- Short exercise
Reproduce this listing in full.

- Given information
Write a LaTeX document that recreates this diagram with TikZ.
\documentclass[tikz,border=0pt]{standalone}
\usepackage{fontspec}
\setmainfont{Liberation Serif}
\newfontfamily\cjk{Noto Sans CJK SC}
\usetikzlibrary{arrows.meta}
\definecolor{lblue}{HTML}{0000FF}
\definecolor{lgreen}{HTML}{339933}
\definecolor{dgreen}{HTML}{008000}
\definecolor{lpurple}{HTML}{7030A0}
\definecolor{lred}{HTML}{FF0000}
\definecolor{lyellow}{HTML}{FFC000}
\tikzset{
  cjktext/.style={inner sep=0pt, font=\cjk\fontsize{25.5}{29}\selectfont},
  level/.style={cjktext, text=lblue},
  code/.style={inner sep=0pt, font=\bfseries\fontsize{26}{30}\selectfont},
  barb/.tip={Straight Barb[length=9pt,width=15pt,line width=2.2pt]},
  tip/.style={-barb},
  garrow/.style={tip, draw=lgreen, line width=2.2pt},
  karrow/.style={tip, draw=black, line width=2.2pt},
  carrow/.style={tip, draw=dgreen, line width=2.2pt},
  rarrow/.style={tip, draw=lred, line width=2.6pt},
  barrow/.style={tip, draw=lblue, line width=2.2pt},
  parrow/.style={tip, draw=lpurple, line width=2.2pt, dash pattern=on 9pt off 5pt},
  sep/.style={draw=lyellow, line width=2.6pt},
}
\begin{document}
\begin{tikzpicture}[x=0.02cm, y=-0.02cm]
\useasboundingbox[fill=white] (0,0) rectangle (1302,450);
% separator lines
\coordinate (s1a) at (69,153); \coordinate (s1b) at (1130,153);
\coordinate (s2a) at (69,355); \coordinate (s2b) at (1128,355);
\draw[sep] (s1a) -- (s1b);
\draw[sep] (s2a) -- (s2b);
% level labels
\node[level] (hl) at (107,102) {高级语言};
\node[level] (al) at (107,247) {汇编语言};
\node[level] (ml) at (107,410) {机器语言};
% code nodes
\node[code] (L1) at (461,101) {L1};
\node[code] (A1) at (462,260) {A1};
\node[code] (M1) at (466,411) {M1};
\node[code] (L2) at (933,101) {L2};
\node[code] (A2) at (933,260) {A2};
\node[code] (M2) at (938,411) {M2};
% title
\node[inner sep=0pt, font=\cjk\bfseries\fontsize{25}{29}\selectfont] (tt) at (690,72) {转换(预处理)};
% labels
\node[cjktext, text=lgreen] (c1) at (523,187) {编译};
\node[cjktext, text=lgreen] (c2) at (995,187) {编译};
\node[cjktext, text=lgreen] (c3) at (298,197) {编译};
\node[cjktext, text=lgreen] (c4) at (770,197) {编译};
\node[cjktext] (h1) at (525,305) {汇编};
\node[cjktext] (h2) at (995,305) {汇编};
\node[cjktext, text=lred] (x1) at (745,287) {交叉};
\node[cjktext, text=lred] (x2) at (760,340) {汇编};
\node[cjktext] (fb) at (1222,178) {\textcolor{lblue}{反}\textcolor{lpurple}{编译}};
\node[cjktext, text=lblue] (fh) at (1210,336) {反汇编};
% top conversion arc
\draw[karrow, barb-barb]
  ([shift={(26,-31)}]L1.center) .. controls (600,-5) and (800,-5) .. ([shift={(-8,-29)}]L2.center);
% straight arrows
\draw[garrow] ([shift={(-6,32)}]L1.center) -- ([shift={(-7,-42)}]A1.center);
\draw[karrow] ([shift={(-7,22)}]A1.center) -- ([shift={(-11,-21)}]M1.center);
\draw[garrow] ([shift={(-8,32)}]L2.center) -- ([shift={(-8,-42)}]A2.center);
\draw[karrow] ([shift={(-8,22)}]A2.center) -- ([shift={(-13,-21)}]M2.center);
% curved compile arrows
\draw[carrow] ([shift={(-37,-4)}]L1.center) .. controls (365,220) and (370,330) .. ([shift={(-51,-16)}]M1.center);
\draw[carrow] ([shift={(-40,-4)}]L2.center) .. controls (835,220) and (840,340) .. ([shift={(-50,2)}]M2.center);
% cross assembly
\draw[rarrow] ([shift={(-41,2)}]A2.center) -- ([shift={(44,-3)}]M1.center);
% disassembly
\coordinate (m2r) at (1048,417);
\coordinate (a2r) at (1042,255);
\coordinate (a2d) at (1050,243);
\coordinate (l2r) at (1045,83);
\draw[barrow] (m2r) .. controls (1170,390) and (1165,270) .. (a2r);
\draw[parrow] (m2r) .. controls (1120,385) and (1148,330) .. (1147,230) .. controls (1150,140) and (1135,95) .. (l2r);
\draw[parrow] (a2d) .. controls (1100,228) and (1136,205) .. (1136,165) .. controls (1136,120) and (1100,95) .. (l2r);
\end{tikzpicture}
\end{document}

- Solution to the exercise
Write a LaTeX document that recreates this diagram with TikZ.
\documentclass[tikz,border=0pt]{standalone}
\usepackage{fontspec}
\setmainfont{Liberation Serif}
\newfontfamily\cjk{Noto Sans CJK SC}
\usetikzlibrary{arrows.meta}
\definecolor{lblue}{HTML}{0000FF}
\definecolor{lgreen}{HTML}{339933}
\definecolor{dgreen}{HTML}{008000}
\definecolor{lpurple}{HTML}{7030A0}
\definecolor{lred}{HTML}{FF0000}
\definecolor{lyellow}{HTML}{FFC000}
\tikzset{
  cjktext/.style={inner sep=0pt, font=\cjk\fontsize{25.5}{29}\selectfont},
  level/.style={cjktext, text=lblue},
  code/.style={inner sep=0pt, font=\bfseries\fontsize{26}{30}\selectfont},
  barb/.tip={Straight Barb[length=9pt,width=15pt,line width=2.2pt]},
  tip/.style={-barb},
  garrow/.style={tip, draw=lgreen, line width=2.2pt},
  karrow/.style={tip, draw=black, line width=2.2pt},
  carrow/.style={tip, draw=dgreen, line width=2.2pt},
  rarrow/.style={tip, draw=lred, line width=2.6pt},
  barrow/.style={tip, draw=lblue, line width=2.2pt},
  parrow/.style={tip, draw=lpurple, line width=2.2pt, dash pattern=on 9pt off 5pt},
  sep/.style={draw=lyellow, line width=2.6pt},
}
\begin{document}
\begin{tikzpicture}[x=0.02cm, y=-0.02cm]
\useasboundingbox[fill=white] (0,0) rectangle (1302,450);
% separator lines
\coordinate (s1a) at (69,153); \coordinate (s1b) at (1130,153);
\coordinate (s2a) at (69,355); \coordinate (s2b) at (1128,355);
\draw[sep] (s1a) -- (s1b);
\draw[sep] (s2a) -- (s2b);
% level labels
\node[level] (hl) at (107,102) {高级语言};
\node[level] (al) at (107,247) {汇编语言};
\node[level] (ml) at (107,410) {机器语言};
% code nodes
\node[code] (L1) at (461,101) {L1};
\node[code] (A1) at (462,260) {A1};
\node[code] (M1) at (466,411) {M1};
\node[code] (L2) at (933,101) {L2};
\node[code] (A2) at (933,260) {A2};
\node[code] (M2) at (938,411) {M2};
% title
\node[inner sep=0pt, font=\cjk\bfseries\fontsize{25}{29}\selectfont] (tt) at (690,72) {转换(预处理)};
% labels
\node[cjktext, text=lgreen] (c1) at (523,187) {编译};
\node[cjktext, text=lgreen] (c2) at (995,187) {编译};
\node[cjktext, text=lgreen] (c3) at (298,197) {编译};
\node[cjktext, text=lgreen] (c4) at (770,197) {编译};
\node[cjktext] (h1) at (525,305) {汇编};
\node[cjktext] (h2) at (995,305) {汇编};
\node[cjktext, text=lred] (x1) at (745,287) {交叉};
\node[cjktext, text=lred] (x2) at (760,340) {汇编};
\node[cjktext] (fb) at (1222,178) {\textcolor{lblue}{反}\textcolor{lpurple}{编译}};
\node[cjktext, text=lblue] (fh) at (1210,336) {反汇编};
% top conversion arc
\draw[karrow, barb-barb]
  ([shift={(26,-31)}]L1.center) .. controls (600,-5) and (800,-5) .. ([shift={(-8,-29)}]L2.center);
% straight arrows
\draw[garrow] ([shift={(-6,32)}]L1.center) -- ([shift={(-7,-42)}]A1.center);
\draw[karrow] ([shift={(-7,22)}]A1.center) -- ([shift={(-11,-21)}]M1.center);
\draw[garrow] ([shift={(-8,32)}]L2.center) -- ([shift={(-8,-42)}]A2.center);
\draw[karrow] ([shift={(-8,22)}]A2.center) -- ([shift={(-13,-21)}]M2.center);
% curved compile arrows
\draw[carrow] ([shift={(-37,-4)}]L1.center) .. controls (365,220) and (370,330) .. ([shift={(-51,-16)}]M1.center);
\draw[carrow] ([shift={(-40,-4)}]L2.center) .. controls (835,220) and (840,340) .. ([shift={(-50,2)}]M2.center);
% cross assembly
\draw[rarrow] ([shift={(-41,2)}]A2.center) -- ([shift={(44,-3)}]M1.center);
% disassembly
\coordinate (m2r) at (1048,417);
\coordinate (a2r) at (1042,255);
\coordinate (a2d) at (1050,243);
\coordinate (l2r) at (1045,83);
\draw[barrow] (m2r) .. controls (1170,390) and (1165,270) .. (a2r);
\draw[parrow] (m2r) .. controls (1120,385) and (1148,330) .. (1147,230) .. controls (1150,140) and (1135,95) .. (l2r);
\draw[parrow] (a2d) .. controls (1100,228) and (1136,205) .. (1136,165) .. controls (1136,120) and (1100,95) .. (l2r);
\end{tikzpicture}
\end{document}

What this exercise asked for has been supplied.